Work to be completed: Print the listing from its top line through the line containing "Page and background", nothing more, and leave out the pictures.

┄┄┄┄┄┄┄┄┄┄┄┄┄┄┄┄┄┄┄┄

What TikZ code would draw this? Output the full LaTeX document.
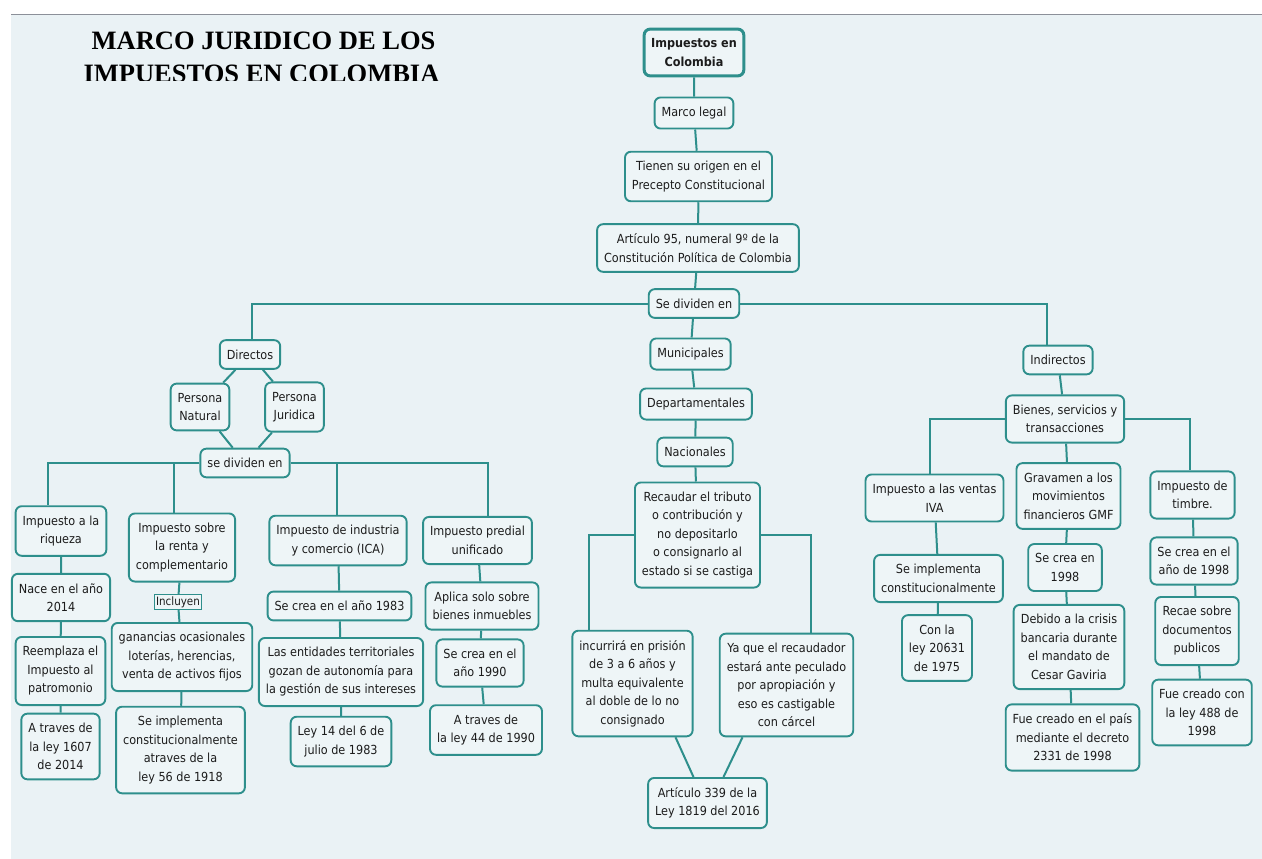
\documentclass[tikz,border=0pt]{standalone}
\usepackage{fontspec}
\setmainfont{DejaVu Sans Condensed}
\newfontfamily\titlefont{Liberation Serif}
\usepackage{tikz}

\definecolor{mapteal}{HTML}{2E8F8C}
\definecolor{mapback}{HTML}{EAF2F5}
\definecolor{boxfill}{HTML}{EEF5F7}
\definecolor{textgray}{HTML}{1C1C1C}
\definecolor{rulegray}{HTML}{8C9099}

\begin{document}
\begin{tikzpicture}[x = 1pt, y = -1pt,
	box/.style = {draw = mapteal, fill = boxfill, line width = 1.9pt, rounded corners = 6pt,
		align = center, inner xsep = 7pt, inner ysep = 9.5pt, text = textgray,
		font = \fontsize{12.5}{18.5}\selectfont},
	topbox/.style = {box, line width = 3pt, font = \fontsize{12.5}{18.5}\selectfont\bfseries},
	tagbox/.style = {box, rounded corners = 0pt, line width = 1.2pt, inner xsep = 2pt, inner ysep = 2pt,
		font = \fontsize{11.5}{14}\selectfont},
	link/.style = {draw = mapteal, line width = 2pt},
	titletext/.style = {anchor = base, inner sep = 0pt, font = \titlefont\fontsize{26.5}{30}\selectfont\bfseries}]

	% Page and background

	\useasboundingbox (0, 0) rectangle (1262, 859);
	\fill [white] (0, 0) rectangle (1262, 859);
	\fill [mapback] (11, 15) rectangle (1262, 859);
	\draw [rulegray, line width = 1.5pt] (11, 14.5) -- (1262, 14.5);

	% Title (second line cut off at the bottom)

	\node [titletext] (title1) at (263.5, 49.5) {MARCO JURIDICO DE LOS};
	\begin{scope}
		\clip (0, 15) rectangle (600, 80.5);
		\node [titletext] (title2) at (261.5, 83) {IMPUESTOS EN COLOMBIA};
	\end{scope}

	% Main trunk

	\node [topbox] (imp) at (694, 52.5) {Impuestos en\\Colombia};
	\node [box] (marco) at (694, 113) {Marco legal};
	\node [box] (origen) at (698.5, 176.5) {Tienen su origen en el\\Precepto Constitucional};
	\node [box] (art95) at (698, 248) {Artículo 95, numeral 9º de la\\Constitución Política de Colombia};
	\node [box] (divide) at (694, 303.5) {Se dividen en};

	% Direct taxes

	\node [box] (directos) at (250, 354.5) {Directos};
	\node [box] (natural) at (200, 407) {Persona\\Natural};
	\node [box] (juridica) at (294.5, 407) {Persona\\Juridica};
	\node [box] (divide2) at (245, 463) {se dividen en};

	\node [box] (riqueza) at (61, 531) {Impuesto a la\\riqueza};
	\node [box] (nace) at (61, 597.5) {Nace en el año\\2014};
	\node [box] (reemplaza) at (60.5, 671) {Reemplaza el\\Impuesto al\\patromonio};
	\node [box] (ley1607) at (60.5, 746.5) {A traves de\\la ley 1607\\de 2014};

	\node [box] (renta) at (182, 547.5) {Impuesto sobre\\la renta y\\complementario};
	\node [tagbox] (incluyen) at (178, 602) {Incluyen};
	\node [box] (ganancias) at (182, 657) {ganancias ocasionales\\loterías, herencias,\\venta de activos fijos};
	\node [box] (impl1918) at (180.5, 750) {Se implementa\\constitucionalmente\\atraves de la\\ley 56 de 1918};

	\node [box] (ica) at (338, 540.5) {Impuesto de industria\\y comercio (ICA)};
	\node [box] (crea1983) at (339.5, 606) {Se crea en el año 1983};
	\node [box] (entidades) at (341, 672) {Las entidades territoriales\\gozan de autonomía para\\la gestión de sus intereses};
	\node [box] (ley14) at (341, 741.5) {Ley 14 del 6 de\\julio de 1983};

	\node [box] (predial) at (477.5, 540.5) {Impuesto predial\\unificado};
	\node [box] (aplica) at (482, 606) {Aplica solo sobre\\bienes inmuebles};
	\node [box] (crea1990) at (480, 663) {Se crea en el\\año 1990};
	\node [box] (ley44) at (486, 730) {A traves de\\la ley 44 de 1990};

	% Territorial levels

	\node [box] (municipales) at (690.5, 354) {Municipales};
	\node [box] (departamentales) at (696, 404) {Departamentales};
	\node [box] (nacionales) at (695, 452) {Nacionales};
	\node [box] (recaudar) at (697.5, 535) {Recaudar el tributo\\o contribución y\\no depositarlo\\o consignarlo al\\estado si se castiga};
	\node [box] (incurrira) at (632.5, 683.5) {incurrirá en prisión\\de 3 a 6 años y\\multa equivalente\\al doble de lo no\\consignado};
	\node [box] (yaque) at (786.5, 685) {Ya que el recaudador\\estará ante peculado\\por apropiación y\\eso es castigable\\con cárcel};
	\node [box] (art339) at (707.5, 803) {Artículo 339 de la\\Ley 1819 del 2016};

	% Indirect taxes

	\node [box] (indirectos) at (1058, 360) {Indirectos};
	\node [box] (bienes) at (1065, 419) {Bienes, servicios y\\transacciones};

	\node [box] (iva) at (934.5, 498) {Impuesto a las ventas\\IVA};
	\node [box] (implconst) at (938.5, 578.5) {Se implementa\\constitucionalmente};
	\node [box] (ley20631) at (937, 648) {Con la\\ley 20631\\de 1975};

	\node [box] (gmf) at (1068.5, 496) {Gravamen a los\\movimientos\\financieros GMF};
	\node [box] (crea1998) at (1065, 567.5) {Se crea en\\1998};
	\node [box] (crisis) at (1069, 647) {Debido a la crisis\\bancaria durante\\el mandato de\\Cesar Gaviria};
	\node [box] (decreto) at (1072.5, 737.5) {Fue creado en el país\\mediante el decreto\\2331 de 1998};

	\node [box] (timbre) at (1192.5, 495) {Impuesto de\\timbre.};
	\node [box] (timbre1998) at (1194, 561) {Se crea en el\\año de 1998};
	\node [box] (recae) at (1197, 631) {Recae sobre\\documentos\\publicos};
	\node [box] (ley488) at (1202, 712.5) {Fue creado con\\la ley 488 de\\1998};

	% Connectors

	\draw [link] (imp) -- (marco) -- (origen) -- (art95) -- (divide);
	\draw [link] (divide.west) -| ([xshift = 2pt] directos.north);
	\draw [link] (divide.east) -| ([xshift = -11pt] indirectos.north);
	\draw [link] (divide) -- (municipales) -- (departamentales) -- (nacionales) -- (recaudar);

	\draw [link] (directos) -- (natural);
	\draw [link] (directos) -- (juridica);
	\draw [link] (natural) -- (divide2);
	\draw [link] (juridica) -- (divide2);

	\draw [link] (divide2.west) -| ([xshift = -13pt] riqueza.north);
	\draw [link] (divide2.west) -| ([xshift = -8pt] renta.north);
	\draw [link] (divide2.east) -| ([xshift = -1pt] ica.north);
	\draw [link] (divide2.east) -| ([xshift = 10pt] predial.north);

	\draw [link] (riqueza) -- (nace) -- (reemplaza) -- (ley1607);
	\draw [link] (renta) -- (incluyen) -- (ganancias) -- (impl1918);
	\draw [link] (ica) -- (crea1983) -- (entidades) -- (ley14);
	\draw [link] (predial) -- (aplica) -- (crea1990) -- (ley44);

	\draw [link] (recaudar.west) -| ([xshift = -44pt] incurrira.north);
	\draw [link] (recaudar.east) -| ([xshift = 24pt] yaque.north);
	\draw [link] ([xshift = 43pt] incurrira.south) -- ([xshift = -14pt] art339.north);
	\draw [link] ([xshift = -44pt] yaque.south) -- ([xshift = 16pt] art339.north);

	\draw [link] (indirectos) -- (bienes);
	\draw [link] (bienes.west) -| ([xshift = -5pt] iva.north);
	\draw [link] (bienes) -- (gmf);
	\draw [link] (bienes.east) -| ([xshift = -3pt] timbre.north);

	\draw [link] (iva) -- (implconst) -- (ley20631);
	\draw [link] (gmf) -- (crea1998) -- (crisis) -- (decreto);
	\draw [link] (timbre) -- (timbre1998) -- (recae) -- (ley488);

\end{tikzpicture}
\end{document}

┄┄┄┄┄┄┄┄┄┄┄┄┄┄┄┄┄┄┄┄

Output of the task:
What TikZ code would draw this? Output the full LaTeX document.
\documentclass[tikz,border=0pt]{standalone}
\usepackage{fontspec}
\setmainfont{DejaVu Sans Condensed}
\newfontfamily\titlefont{Liberation Serif}
\usepackage{tikz}

\definecolor{mapteal}{HTML}{2E8F8C}
\definecolor{mapback}{HTML}{EAF2F5}
\definecolor{boxfill}{HTML}{EEF5F7}
\definecolor{textgray}{HTML}{1C1C1C}
\definecolor{rulegray}{HTML}{8C9099}

\begin{document}
\begin{tikzpicture}[x = 1pt, y = -1pt,
	box/.style = {draw = mapteal, fill = boxfill, line width = 1.9pt, rounded corners = 6pt,
		align = center, inner xsep = 7pt, inner ysep = 9.5pt, text = textgray,
		font = \fontsize{12.5}{18.5}\selectfont},
	topbox/.style = {box, line width = 3pt, font = \fontsize{12.5}{18.5}\selectfont\bfseries},
	tagbox/.style = {box, rounded corners = 0pt, line width = 1.2pt, inner xsep = 2pt, inner ysep = 2pt,
		font = \fontsize{11.5}{14}\selectfont},
	link/.style = {draw = mapteal, line width = 2pt},
	titletext/.style = {anchor = base, inner sep = 0pt, font = \titlefont\fontsize{26.5}{30}\selectfont\bfseries}]

	% Page and background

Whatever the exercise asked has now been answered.